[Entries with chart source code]

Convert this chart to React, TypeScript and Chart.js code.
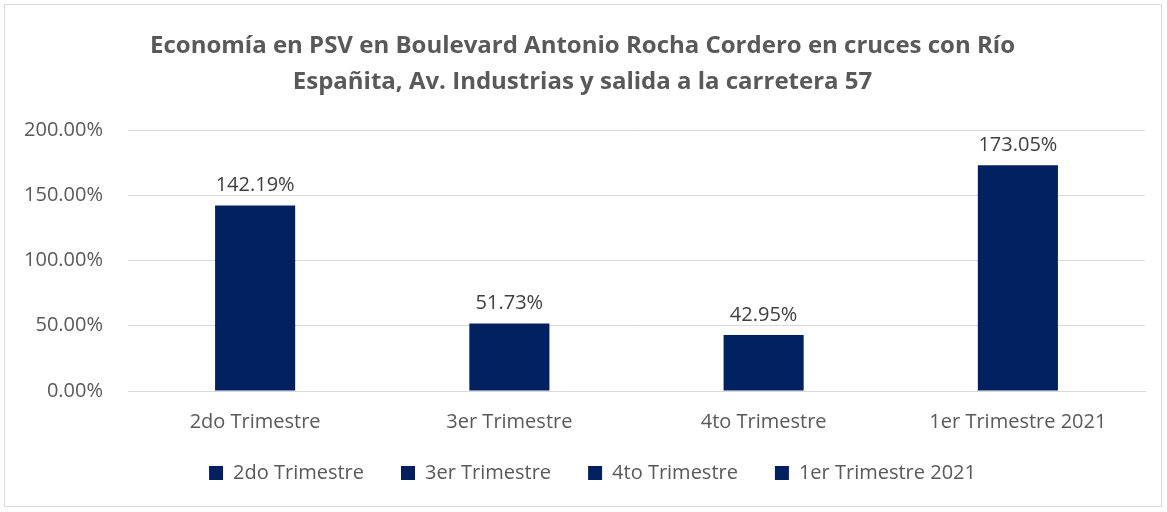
import React, { useEffect, useRef } from "react";
import { Chart, registerables } from "chart.js";

Chart.register(...registerables);

const categories = ["2do Trimestre", "3er Trimestre", "4to Trimestre", "1er Trimestre 2021"];
const values = [142.19, 51.73, 42.95, 173.05];
const yTicks = [0, 50, 100, 150, 200];
const titleLines = [
  "Economía en PSV en Boulevard Antonio Rocha Cordero en cruces con Río",
  "Españita, Av. Industrias y salida a la carretera 57",
];

const BAR = "#002060";
const TEXT = "#595959";
const FONT = "'Open Sans'";

const labelPlugin = {
  id: "valueLabels",
  afterLayout(chart: any) {
    if (chart.legend) {
      chart.legend.left += 10;
      chart.legend.right += 10;
      chart.legend.top -= 13;
      chart.legend.bottom -= 13;
    }
  },
  afterDatasetsDraw(chart: any) {
    const { ctx } = chart;
    const meta = chart.getDatasetMeta(0);
    ctx.save();
    ctx.fillStyle = "#404040";
    ctx.font = `20px ${FONT}`;
    ctx.textAlign = "center";
    ctx.textBaseline = "bottom";
    meta.data.forEach((el: any, i: number) => {
      const v = chart.data.datasets[0].data[i] as number;
      ctx.fillText(v.toFixed(2) + "%", el.x, el.y - 10);
    });
    ctx.restore();
  },
};

export default function App() {
  const ref = useRef<HTMLCanvasElement>(null);
  useEffect(() => {
    document.body.style.margin = "0";
    const chart = new Chart(ref.current!, {
      type: "bar",
      data: {
        labels: categories,
        datasets: [
          {
            label: "Economía",
            data: values,
            backgroundColor: BAR,
            barPercentage: 0.315,
            categoryPercentage: 1,
          },
        ],
      },
      plugins: [labelPlugin],
      options: {
        responsive: false,
        animation: false,
        layout: { padding: { left: 20, right: 22, top: 0, bottom: 6 } },
        plugins: {
          title: {
            display: true,
            text: titleLines,
            color: TEXT,
            font: { family: FONT, size: 24, weight: "bold", lineHeight: 1.5 },
            padding: { top: 28, bottom: 30 },
          },
          legend: {
            position: "bottom",
            labels: {
              color: TEXT,
              font: { family: FONT, size: 20 },
              boxWidth: 14,
              boxHeight: 14,
              padding: 37,
              generateLabels: () =>
                categories.map((c, i) => ({
                  text: c,
                  fillStyle: BAR,
                  strokeStyle: BAR,
                  lineWidth: 0,
                  hidden: false,
                  index: i,
                  fontColor: TEXT,
                })),
            },
            onClick: () => {},
          },
          tooltip: { enabled: false },
        },
        scales: {
          x: {
            grid: { display: false },
            border: { color: "#d9d9d9" },
            ticks: { color: TEXT, font: { family: FONT, size: 20 }, padding: 11 },
            afterFit: (s: any) => {
              s.height = 48;
            },
          },
          y: {
            min: 0,
            max: 200,
            afterBuildTicks: (s: any) => {
              s.ticks = yTicks.map((v) => ({ value: v }));
            },
            grid: { color: "#d9d9d9", drawTicks: false },
            border: { display: false },
            ticks: {
              color: TEXT,
              font: { family: FONT, size: 20 },
              padding: 25,
              callback: (v: any) => Number(v).toFixed(2) + "%",
            },
            afterFit: (s: any) => {
              s.width = 108;
            },
          },
        },
      },
    });
    return () => chart.destroy();
  }, []);
  return (
    <div style={{ position: "relative", width: 1167, height: 512, background: "#fff" }}>
      <div
        style={{
          position: "absolute",
          left: 4,
          top: 4,
          width: 1158,
          height: 503,
          border: "1px solid #d9d9d9",
          boxSizing: "border-box",
        }}
      />
      <canvas ref={ref} width={1167} height={512} style={{ position: "absolute", left: 0, top: 0 }} />
    </div>
  );
}
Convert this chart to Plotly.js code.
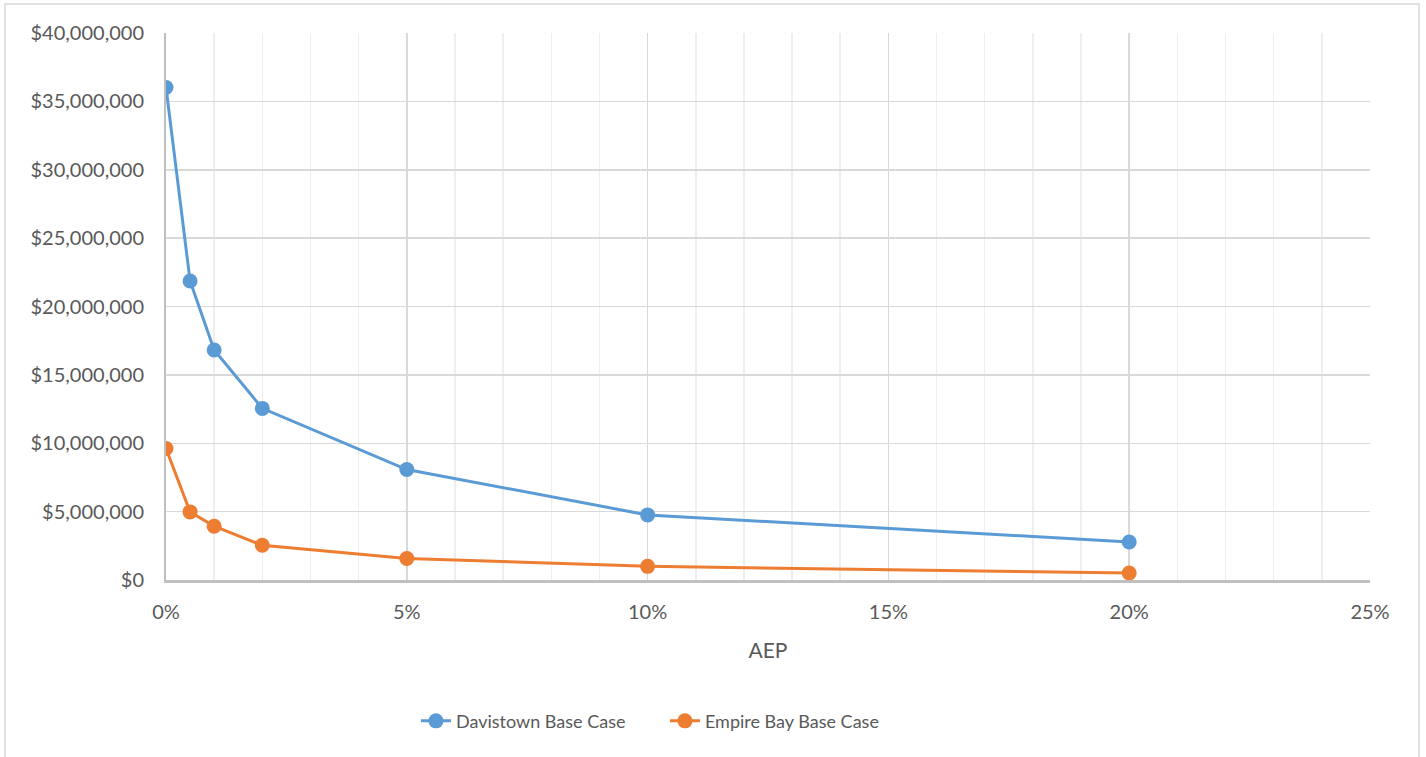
<!DOCTYPE html>
<html>
<head>
<meta charset="utf-8">
<script src="https://cdn.plot.ly/plotly-3.0.1.min.js"></script>
<style>
html,body{margin:0;padding:0;background:#fff;}
#chart{width:1426px;height:757px;}
</style>
</head>
<body>
<div id="chart"></div>
<script>
const aep = [0, 0.005, 0.01, 0.02, 0.05, 0.10, 0.20];
const davistown = [36020000, 21870000, 16820000, 12550000, 8080000, 4760000, 2780000];
const empireBay = [9620000, 4980000, 3930000, 2540000, 1570000, 1000000, 510000];
const seriesNames = ["Davistown Base Case", "Empire Bay Base Case"];
const xTickVals = [0, 0.05, 0.10, 0.15, 0.20, 0.25];
const yTickVals = [0, 5000000, 10000000, 15000000, 20000000, 25000000, 30000000, 35000000, 40000000];

const font = "Lato, 'Open Sans', sans-serif";
const traces = [
  {x: aep, y: davistown, name: seriesNames[0], type: 'scatter', mode: 'lines+markers',
   line: {color: '#5B9BD5', width: 3}, marker: {color: '#5B9BD5', size: 15}},
  {x: aep, y: empireBay, name: seriesNames[1], type: 'scatter', mode: 'lines+markers',
   line: {color: '#ED7D31', width: 3}, marker: {color: '#ED7D31', size: 15}}
];
const layout = {
  width: 1426, height: 757,
  margin: {l: 166, r: 56, t: 33, b: 177},
  paper_bgcolor: '#fff', plot_bgcolor: '#fff',
  font: {family: font, size: 20, color: '#595959'},
  separators: '.,',
  showlegend: true,
  legend: {orientation: 'h', x: 0.2076, xanchor: 'left', y: -0.258, yanchor: 'middle',
           entrywidth: 204, entrywidthmode: 'pixels',
           font: {family: font, size: 18, color: '#595959'}},
  xaxis: {range: [0, 0.25], tickvals: xTickVals, tickformat: '.0%',
          showgrid: true, gridcolor: '#d9d9d9', gridwidth: 1.5,
          minor: {dtick: 0.01, tick0: 0, showgrid: true, gridcolor: '#eeeeee', gridwidth: 1.5},
          showline: true, linecolor: '#bfbfbf', linewidth: 2.5, zeroline: false,
          ticks: '', ticklabelstandoff: 12,
          title: {text: 'AEP', standoff: 22, font: {family: font, size: 21, color: '#595959'}}},
  yaxis: {range: [0, 40000000], tickvals: yTickVals, tickformat: '$,.0f',
          showgrid: true, gridcolor: '#d9d9d9', gridwidth: 1.5,
          showline: true, linecolor: '#bfbfbf', linewidth: 2, zeroline: false,
          ticks: '', ticklabelstandoff: 16},
  shapes: [
    {type: 'rect', xref: 'paper', yref: 'paper', x0: -0.1337, x1: 1.0407, y0: -0.45, y1: 1.053,
     line: {color: '#d9d9d9', width: 1.5}, fillcolor: 'rgba(0,0,0,0)', layer: 'below'}
  ]
};
Plotly.newPlot('chart', traces, layout, {displayModeBar: false, staticPlot: true});
</script>
</body>
</html>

## Task prompt
Everything from the line with "Convert this chart to Plotly.js code." down to the line with "30000000, 35000000, 40000000];" in the data above should be copied exactly, with both end lines kept and the pictures left out.

## Output of the task
Convert this chart to Plotly.js code.
<!DOCTYPE html>
<html>
<head>
<meta charset="utf-8">
<script src="https://cdn.plot.ly/plotly-3.0.1.min.js"></script>
<style>
html,body{margin:0;padding:0;background:#fff;}
#chart{width:1426px;height:757px;}
</style>
</head>
<body>
<div id="chart"></div>
<script>
const aep = [0, 0.005, 0.01, 0.02, 0.05, 0.10, 0.20];
const davistown = [36020000, 21870000, 16820000, 12550000, 8080000, 4760000, 2780000];
const empireBay = [9620000, 4980000, 3930000, 2540000, 1570000, 1000000, 510000];
const seriesNames = ["Davistown Base Case", "Empire Bay Base Case"];
const xTickVals = [0, 0.05, 0.10, 0.15, 0.20, 0.25];
const yTickVals = [0, 5000000, 10000000, 15000000, 20000000, 25000000, 30000000, 35000000, 40000000];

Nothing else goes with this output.